Les secrets des ruelles.

 
Quand quelques loups ont accepté de se faire domestiquer pour devenir des chiens, ils ont transmis à ceux-ci le sens du flair, qui en ont fait des chasseurs sans pareil. Quand j’étais un tout jeune loup, j’étais moi-même très sensible aux odeurs, en particulier à celles qui parcouraient les ruelles de mon village dans le Mercantour. Elles étaient notre terrain de jeux, nous pouvions passer de l’une à l’autre en empruntant les passages (presque secrets) qui se trouvaient dans certaines maisons, ce qui pimentait encore plus le décor à « l’Italienne » avec le linge qui pendait aux fenêtres, l’odeur du pain chaud provenant du four à bois des boulangers où les femmes du village, les jours de fête, venaient porter leurs plats à cuire, gigots, tartes, farcis, etc. profitant du feu de la fournée.
C’était le village aux milles parfums, celui du vin près de la cave de mon oncle JEANNOT, celui de la laine chez le matelassier qui cardait en pleine rue. Il y avait aussi celui des épiceries, du bourrelier, et des copeaux de « la grande Eugène » le menuisier homosexuel qui confectionnait ses cercueils devant son atelier. Dès l’annonce d’un trépas, il sortait ses quatre planches afin de confectionner « la boîte » en quelques heures.

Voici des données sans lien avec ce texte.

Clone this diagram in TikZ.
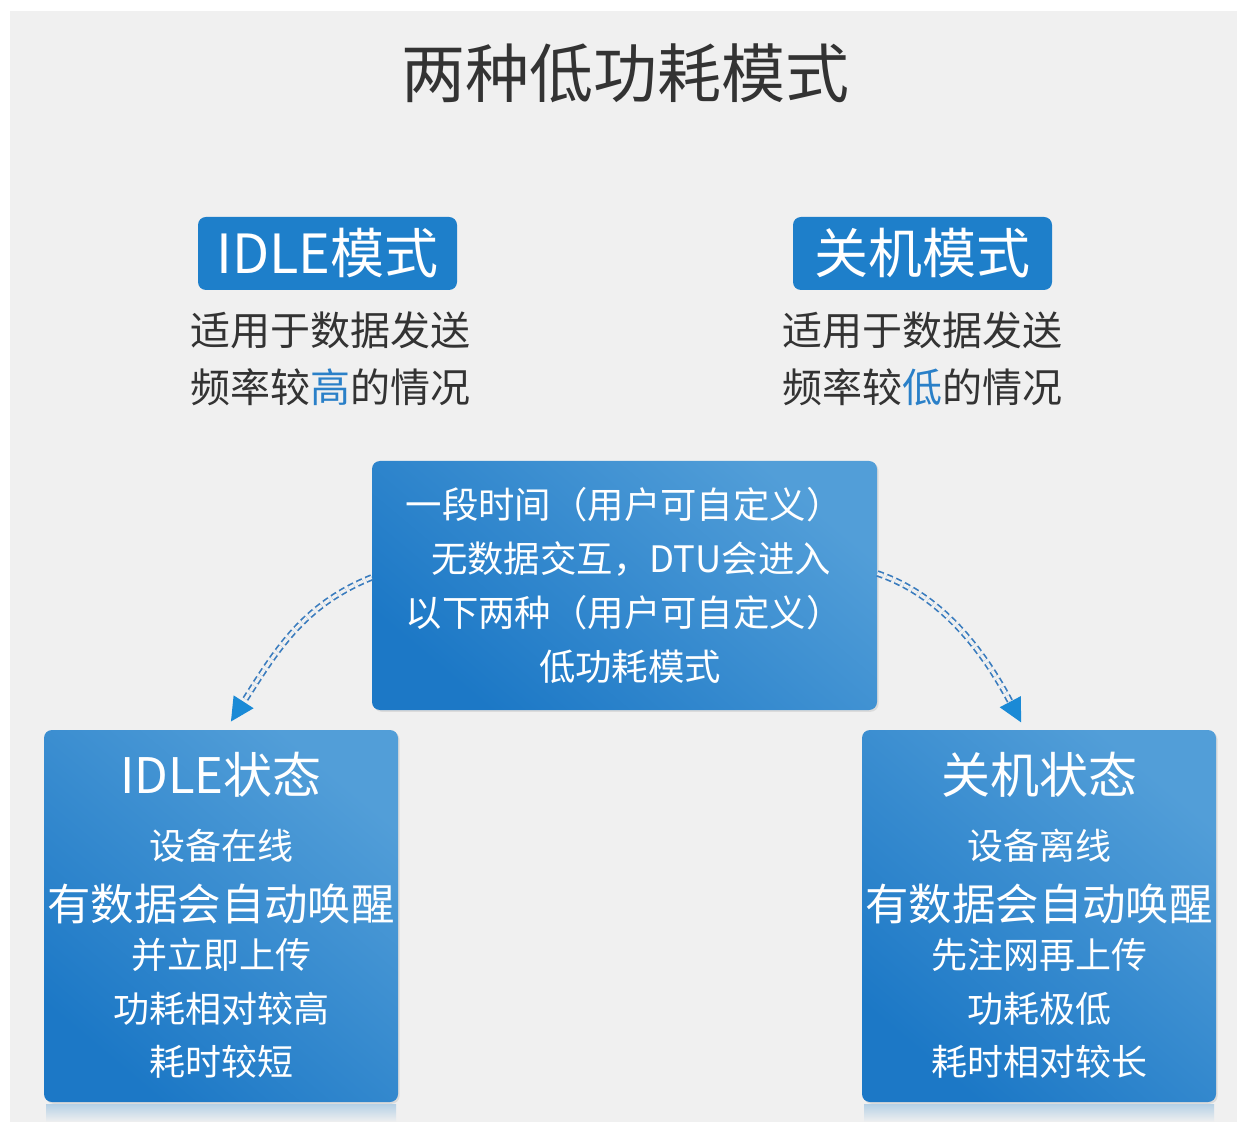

Parfois résonnait dans les rues la corne du « garde » à la jambe de bois avant que ne retentisse son « Avisssse à la population » nous informant de la présence d’un cirque ou du titre du film projeté au cinéma.  Ah ce cinéma de PUGET !!!!!, on y projetait des films en « avant dernière » quasiment que du Noir et Blanc d’avant guerre. Nul besoin d’entracte, le projectionniste qui ne disposait que d’un seul projecteur, était obligé de faire une pause à chaque changement de bobine, ça prenait bien une dizaine de minutes. Il arrivait parfois que le film casse, très difficile dans ces conditions de suivre l’histoire, d’autant que les « grands » n’arrêtaient pas de profiter du « noir » pour embêter des filles faussement scandalisées par les ardeurs des jeunes males pré pubères.
Notre garde, annonçait aussi les enterrements, nous informait des arrêtés du maire ou du très attendu grand nettoyage des rues qui avait lieu régulièrement. Pour se faire tout un système d’écluses et de planches était mis en place, les employés communaux se rendaient à la BULLIÈRE, immense lavoir situé en haut du village, alimenté par l’eau de La ROUDOULE captée  plusieurs centaines de mètres en amont et acheminée par un canal qui servait aussi à l’irrigation des jardins potagers. L’ouverture d’une vanne libérait les flots dans les ruelles, guidée à chaque intersection par des planches l’eau les parcourait les unes après les autres. Chaque habitant sortait et nettoyait devant sa porte, cherchant surtout à éliminer les crottes de chien et les pipis de chat qui s’en allaient au gré du courant jusqu’à un vaste pluvial situé devant la fontaine de la place de l’hôtel « Coste ». Les eaux usées alors étaient rendues à la ROUDOULE. Un dispositif identique fonctionnait sur l’autre rive où nous ne manquions pas de nous rendre pour patauger dans l’eau, attendant le passage des éclusiers, armés de leur lave-pont, qui terminaient le nettoyage.
Parmi les évènements qui venaient égayer la vie du village, il y avait les baptêmes. Tous les enfants de PUGET étaient associés à la fête, dès la sortie de la messe, nous crions une phrase en niçois dont je ne me souviens plus mais qui signifiait que le parrain serait un gros radin s’il n’offrait pas quelque chose aux gamins du village.
En prévision de quoi, la famille avait accumulé les jours précédents toutes les piécettes de quelques centimes, qu’elle pouvait trouver dans ses tiroirs et chez les commerçants de PUGET. Sur le chemin du retour puis ensuite de la fenêtre de la maison, le parrain lançait les pièces par poignées avec des dragées. S’il était généreux, il prenait soin d’ajouter aux centimes quelques pièces de un franc, ceux qui les ramassaient avaient gagné le gros lot.